Above is the result of my autoencoder after 50 epochs of training… ridiculous I know. I have trained autoencoders before and so I am a little flummoxed by my inability to find the issue here. It is a bit of a weird model but not that weird (though my code is a mess because I am experimenting with multiple ideas). I think the loss isn’t backpropagating properly since the worst-case scenario with a working loss is usually a gray image, not this multicolored noise.

Here are some problems I am considering:

  • I am training on TPUs so perhaps I am missing some PyTorch xla thing.
  • I have two outputs and I hold the 2 output tensors in a list, which is then held in a dictionary before being used in the loss function. I have done this before so I don’t think that should be an issue.
  • I am using nn.upsample which I have not used before, but I think the loss should be able to go through that no problem.
  • Gradient collapse??? I am using leakyrelu and the loss is never nan.
  • I have tested with BCE and MSE loss, both result in the multicolored mess.

here is my training loop… pretty standard except that I use a lot of dictionaries.

            for image_batch, labels in data_loader:
            # for step, (image_batch, labels) in enumerate(para_loader):

                image_batch = image_batch.to(device)
                labels = labels.to(device).float()

                # vae reconstruction
                outputDict = model(image_batch, outputDict)
                # reconstruction error
                lossDict = VACTS_loss(image_batch, labels, run, outputDict, lossDict)
                #loss propogation through each VCap
                lossy = lossDict["loss"]
                # backpropagation
                optimizer.zero_grad()
                lossy.backward(retain_graph=True)
                # one step of the optmizer (using the gradients from backpropagation)               
                # optimizer.step()
                xm.optimizer_step(optimizer, barrier=True)
                
                if verbose == 2: print("|", end = "")

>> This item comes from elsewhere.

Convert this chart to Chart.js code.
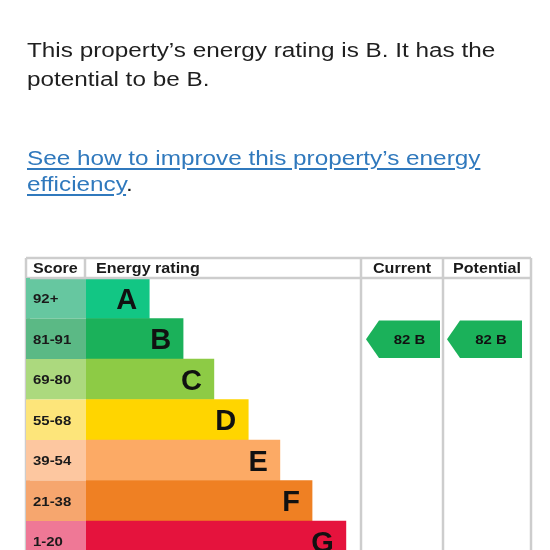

my loss is (simplified for readability):

if run.daloss == "BCE":
        glb_recon_loss = nn.BCEWithLogitsLoss(reduction='mean')
if run.daloss == "MSE":
        glb_recon_loss = nn.MSELoss(reduction='mean') ## add sigmoid for this loss

glb_recon_loss_total = 0
for varActor in range(run.VC_num):
        # Global Recon Loss
        if haveGlbReconLoss:
            glb_recon_loss_part = glb_recon_loss(recon_x_list[varActor], image_batch)
            glb_recon_loss_total += glb_recon_loss_part

loss = lambda4 * glb_recon_loss_total #lambda4 =1

lossDict["loss"] = loss
return lossDict

Any ideas of what this issue maybe?? Please and thankyou!

Solved it. For people who end up having a similar issue here was the problem: I went over board with my use of convolutions with a (1,1) kernel. While these are useful in the right circumstances, if you layer too many of them on top each other, the network becomes overly parallel and spatial information is lost. Most people shouldn’t have this problem unless they are making their own weird networks.